Similar to the way the Music Modernization Act set up the collective funding of The MLC in the US, you could argue that a global copyright consortium of those 240 CMOs/validators could come together to fund and launch this new decentralized registration system. Of course, things get more complicated on the publishing side. Way more complicated.

“A hybrid approach that slowly builds on decentralized protocols like the tokenization of rights management or DAOs for artists and their fan communities will help us find the right way to balance centralized structures and decentralized benefits.”

On top of this, a music creator or rightsholder would want all of the digital streaming platforms and music-related services and apps to be connected to the network, so that these services could make payments directly to rightsholders, according to the ownership structure embedded in the smart contracts of their copyrighted works. This would be marvelously efficient, as some pilots we’ve conducted have demonstrated, but it is also another big ask.

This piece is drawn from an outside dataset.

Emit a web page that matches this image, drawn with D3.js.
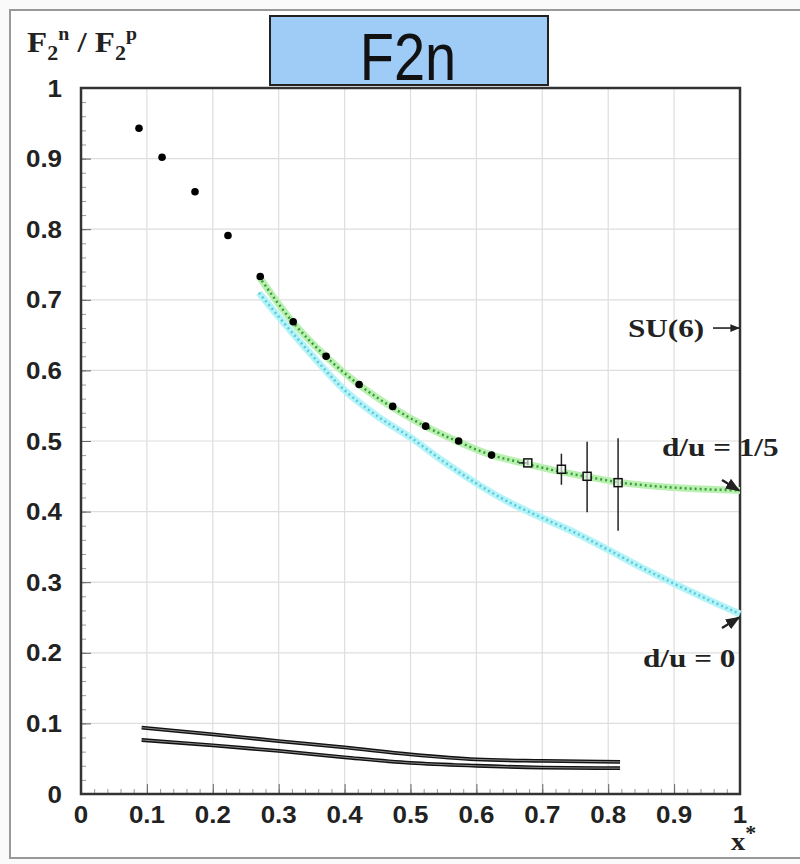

That’s what it would take for the industry to be fully decentralized and permissionless. There need to be financial incentives for all the participants of the network, or these big asks will go unanswered. And we thought a global repertoire database was hard!

However, the outlook is not as gloomy as it might seem, despite all the big asks. There’s hope if we aren’t overly purist and doctrinaire about decentralization. The traditional legal system will catch up, though it definitely will not lead us there. This is exactly what happened in finance: the financial regulatory environment has been playing catch-up to digital currencies and crypto-assets. It did not lead this effort towards the decentralization of finance. Why would anything be different with music?

While this happens, a hybrid approach that slowly builds on decentralized protocols like the tokenization of rights management or DAOs for artists and their fan communities will help us find the right way to balance centralized structures and decentralized benefits.

This isn’t an exotic suggestion; hybrid approaches are everywhere in crypto. Take Coinbase, the first crypto company to IPO. It built the largest centralized and regulated exchange for cryptocurrencies and digital assets, something that did not stop crypto purists from backing the company. Ultimately, Coinbase’s success has boosted awareness of digital assets for the crypto industry, for the greater good. The same thing is possible with creative industries.

Digital assets, be they digital collectibles or rights, are here to stay. Creative IP is a massive $500B untapped asset class ($39B in music royalty collections alone currently off-chain) that could benefit more at this point from a centralized exchange than it would benefit from a cool decentralized network with no scale. At its core, the answer lies in better, more effective rights management and in a good protocol for copyright and royalty settlement to set the stage for future decentralization, as needed. Smart contracts will become the application layer that turns the internet into a native settlement layer, meaning fewer middlemen and less accounting and shuffling of royalties.

While implementing new tech is important, it’s more important to capture and realize more value for creators. Decentralization may help us do that, but the road ahead is long. Without rights management at the protocol level, the music industry will never fully reap the benefits of blockchain or decentralization.